Response of a dipolar BEC to Laguerre-Gaussian beam driven STIRAP

Abstract

Coherent light-matter coupling via STIRAP can offer a versatile route to nucleate quantized vortices in Bose-Einstein condensates through the orbital angular momentum transfer from a vortex beam, yet its efficacy in dipolar condensates remains an open question. Can the orbital angular momentum of a Laguerre-Gaussian beam be coherently transferred to a dipolar BEC via STIRAP? We investigate this for a quasi-two-dimensional trapped dipolar condensate using co-propagating Gaussian and Laguerre-Gaussian laser beams. The interplay between long-range dipole-dipole interactions and short-range contact interactions enables access to three interaction-driven phases: superfluid, droplet, and supersolid.

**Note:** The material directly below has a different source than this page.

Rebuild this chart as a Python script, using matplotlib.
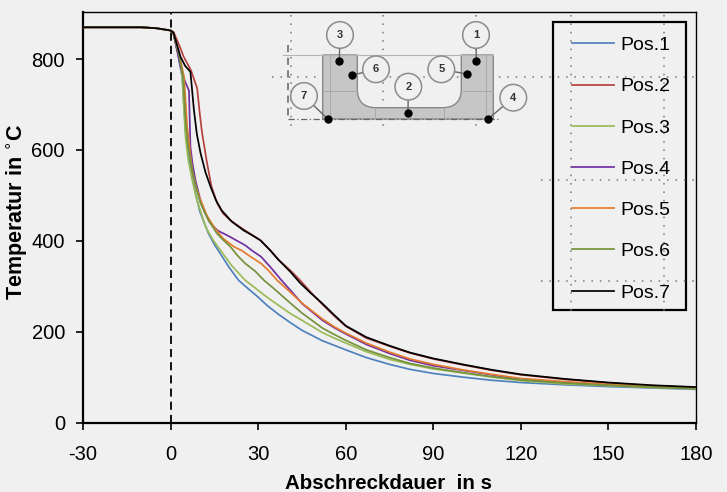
import matplotlib
matplotlib.use("Agg")
import matplotlib.pyplot as plt
from matplotlib.path import Path
from matplotlib.patches import PathPatch, Circle, Rectangle

plt.rcParams['font.family'] = ['Liberation Sans', 'DejaVu Sans']
BG = '#f0f0f0'

x_ticks = [-30, 0, 30, 60, 90, 120, 150, 180]
x_tick_labels = ['-30', '0', '30', '60', '90', '120', '150', '180']
y_ticks = [0, 200, 400, 600, 800]
labels = ['Pos.1', 'Pos.2', 'Pos.3', 'Pos.4', 'Pos.5', 'Pos.6', 'Pos.7']
colors = ['#4f81bd', '#b5413e', '#9bbb59', '#7030a0', '#e67a2e', '#76923c', '#000000']

pre_t = [-30, -10, -5, 0]
pre_T = [870, 870, 868, 863]
tail_t = [52, 56, 60, 67, 75, 82, 90, 100, 110, 120, 135, 150, 165, 180]

t1 = [1, 2.5, 4, 5.1, 6, 7.4, 8.5, 10, 11.5, 13, 15, 17, 20, 23.3, 26.5, 30, 33, 37, 41, 45]
T1 = [855, 815, 760, 640, 590, 540, 505, 465, 440, 416, 392, 372, 342, 313, 295, 276, 258, 238, 220, 203]
tail1 = [180, 170, 160, 143, 128, 117, 108, 100, 93, 88, 83, 79, 76, 73]

t2 = [1, 3, 4.5, 7, 9.1, 10, 10.8, 12.5, 14, 16, 18, 20.5, 25, 30.8, 34, 37, 41, 44.4, 48]
T2 = [860, 830, 805, 775, 736, 680, 637, 571, 520, 482, 460, 445, 425, 401, 380, 358, 335, 313, 287]
tail2 = [260, 235, 212, 186, 168, 153, 140, 127, 115, 105, 95, 87, 81, 77]

t3 = [1, 2.5, 4, 5.1, 6, 7.4, 9, 12, 14.5, 17, 21, 25.6, 30, 33, 37, 41, 45]
T3 = [855, 815, 761, 629, 580, 534, 490, 431, 402, 380, 345, 313, 291, 276, 258, 240, 225]
tail3 = [198, 186, 175, 156, 139, 128, 118, 109, 100, 92, 85, 81, 77, 74]

t4 = [1, 3.4, 5, 6.3, 6.8, 7.5, 8.5, 10, 11.4, 13.5, 16, 20, 25.6, 28, 31, 34.5, 38, 41.5, 45]
T4 = [855, 783, 750, 731, 607, 570, 534, 495, 467, 440, 423, 410, 390, 378, 365, 340, 313, 288, 262]
tail4 = [225, 209, 195, 172, 152, 137, 125, 115, 105, 95, 88, 83, 79, 75]

t5 = [1, 3, 4.6, 5.7, 7.4, 8.8, 10.3, 12.5, 14.8, 18, 21.7, 24.5, 27.4, 31, 33.5, 36.5, 40, 45]
T5 = [857, 810, 761, 651, 556, 518, 489, 455, 431, 405, 387, 378, 365, 350, 335, 313, 293, 263]
tail5 = [228, 211, 197, 175, 155, 140, 128, 116, 106, 97, 90, 84, 80, 76]

t6 = [1, 3, 4.3, 5.1, 6, 7.4, 8.8, 10.3, 13, 15.9, 18, 20.5, 23, 25.6, 29, 32, 35, 38, 41, 45]
T6 = [857, 805, 761, 665, 610, 556, 515, 482, 445, 416, 402, 387, 367, 350, 333, 313, 297, 280, 263, 241]
tail6 = [208, 194, 181, 160, 143, 130, 120, 110, 101, 94, 87, 82, 78, 75]

t7 = [1, 3.4, 5, 6.8, 8, 9, 10.3, 12, 13.7, 15.5, 17.5, 21, 25, 28, 30.8, 34, 37, 41, 44.4, 48]
T7 = [858, 805, 785, 772, 688, 635, 592, 550, 519, 490, 467, 442, 423, 412, 401, 380, 358, 332, 307, 285]
tail7 = [262, 237, 213, 188, 169, 154, 141, 128, 116, 106, 96, 88, 82, 78]

fig = plt.figure(figsize=(7.27, 4.92), dpi=100, facecolor=BG)
ax = fig.add_axes([83 / 727, 1 - 422.5 / 492, (696 - 83) / 727, (422.5 - 12.3) / 492], facecolor=BG)

series = [(t1, T1, tail1), (t2, T2, tail2), (t3, T3, tail3), (t4, T4, tail4),
          (t5, T5, tail5), (t6, T6, tail6), (t7, T7, tail7)]
for (t, T, tail), c, lab in zip(series, colors, labels):
    ax.plot(pre_t + t + tail_t, pre_T + T + tail, color=c, lw=1.25, label=lab, zorder=3,
            solid_joinstyle='round')

ax.axvline(0, color='black', lw=1.3, dashes=(4.5, 2.8), zorder=4)
ax.set_xlim(-30, 180)
ax.set_ylim(0, 903)
ax.set_xticks(x_ticks, x_tick_labels)
ax.set_yticks(y_ticks)
ax.tick_params(axis='both', labelsize=14.5, length=5, width=1.2, color='black')
ax.tick_params(axis='x', pad=11)
ax.tick_params(axis='y', pad=8)
for side, lw in (('left', 1.6), ('bottom', 1.6), ('top', 1.0), ('right', 1.0)):
    ax.spines[side].set_linewidth(lw)
ax.set_xlabel('Abschreckdauer  in s', fontsize=14.8, fontweight='bold', va='center')
ax.xaxis.set_label_coords(0.498, -0.1475)
ax.set_ylabel('Temperatur in $^{\\circ}$C', fontsize=15.5, fontweight='bold', va='center')
ax.yaxis.set_label_coords(-0.107, 0.513)

# page overlay in pixel coordinates: dotted guides and the specimen sketch
ov = fig.add_axes([0, 0, 1, 1], facecolor='none', zorder=5)
ov.set_xlim(0, 727)
ov.set_ylim(492, 0)
ov.axis('off')
ov.add_patch(Rectangle((553, 22), 133, 288, facecolor=BG, edgecolor='black', lw=1.6, zorder=0))
dot = dict(color='#777777', lw=1.1, dashes=(1, 4.5), zorder=1)
for x in (291, 383, 476):
    ov.plot([x, x], [15, 131], **dot)
for x in (571, 664):
    ov.plot([x, x], [15, 316], **dot)
ov.plot([272, 696], [77, 77], **dot)
ov.plot([541, 696], [179.5, 179.5], **dot)
ov.plot([541, 696], [280.5, 280.5], **dot)

verts = [(322.7, 55), (357.3, 55), (357.3, 89), (357.3, 107.7), (376, 107.7), (442, 107.7),
         (461.3, 107.7), (461.3, 89), (461.3, 55), (493.3, 55), (493.3, 119), (322.7, 119), (322.7, 55)]
codes = [Path.MOVETO, Path.LINETO, Path.LINETO, Path.CURVE3, Path.CURVE3, Path.LINETO,
         Path.CURVE3, Path.CURVE3, Path.LINETO, Path.LINETO, Path.LINETO, Path.LINETO, Path.CLOSEPOLY]
ov.add_patch(PathPatch(Path(verts, codes), facecolor='#c6c6c6', edgecolor='#888888', lw=1.0, zorder=2))
ov.plot([283, 493], [55, 55], color='#b5b5b5', lw=0.8, zorder=2)
for seg in ([(330, 55), (330, 119)], [(486, 55), (486, 119)], [(323, 91), (357, 91)], [(461, 91), (493, 91)],
            [(375, 108), (375, 119)], [(444, 108), (444, 119)]):
    ov.plot(*zip(*seg), color='#aaaaaa', lw=0.7, zorder=2)
ov.plot([288, 500], [119, 119], color='#666666', lw=0.9, dashes=(5, 2, 1, 2), zorder=3)
ov.plot([288, 288], [45, 119], color='#777777', lw=1.3, dashes=(4, 3), zorder=3)

callouts = [('1', (476.3, 60.7), (476, 35)), ('2', (408, 113), (408.3, 86.7)), ('3', (339.3, 60.7), (340, 35)),
            ('4', (488, 119), (513.3, 97.7)), ('5', (467, 74), (441.3, 69.3)), ('6', (351.7, 75.3), (376, 69.3)),
            ('7', (327.7, 119), (304, 96))]
for name, d, c in callouts:
    ov.plot([d[0], c[0]], [d[1], c[1]], color='#666666', lw=1.0, zorder=3)
    ov.plot(*d, 'o', color='black', ms=5, zorder=4)
    ov.add_patch(Circle(c, 13.3, facecolor=BG, edgecolor='#8c8c8c', lw=1.1, zorder=4))
    ov.text(c[0], c[1], name, ha='center', va='center', fontsize=8, fontweight='bold', color='#333333', zorder=5)

leg = ov.legend(*ax.get_legend_handles_labels(), loc='upper left',
                bbox_to_anchor=(572 / 727, 1 - 36.5 / 492), borderaxespad=0, borderpad=0, fontsize=14,
                labelspacing=1.215, handlelength=2.16, handletextpad=0.31, frameon=False)
leg.set_zorder(3)

fig.savefig('out.png', dpi=100, facecolor=BG)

We find that the amount of angular momentum transferred from the optical field to the dipolar condensate, along with the nucleation and persistence of vortices, depends strongly on the underlying phases of the dipolar BEC. In the superfluid, STIRAP achieves a near-complete population transfer and nucleates a long-lived quantized vortex, reflecting efficient transfer of angular momentum to the condensate. In the droplet phase, although the vortex remains pinned within the density profile, the angular momentum is partially retained and oscillatory, accompanied by droplet fragmentation and recombination. In the supersolid phase, when the external magnetic field is oriented perpendicular to the LG beam's propagation direction, the emergence of a modulated density distribution along with a slight reduction in inter-droplet coherence leads to vortex delocalization and eventually exits from the condensate along the field direction, yielding a vanishing average angular momentum. However, reorienting the magnetic polarization along the beam propagation direction restores efficient angular momentum transfer and stabilizes the vortex within the supersolid phase.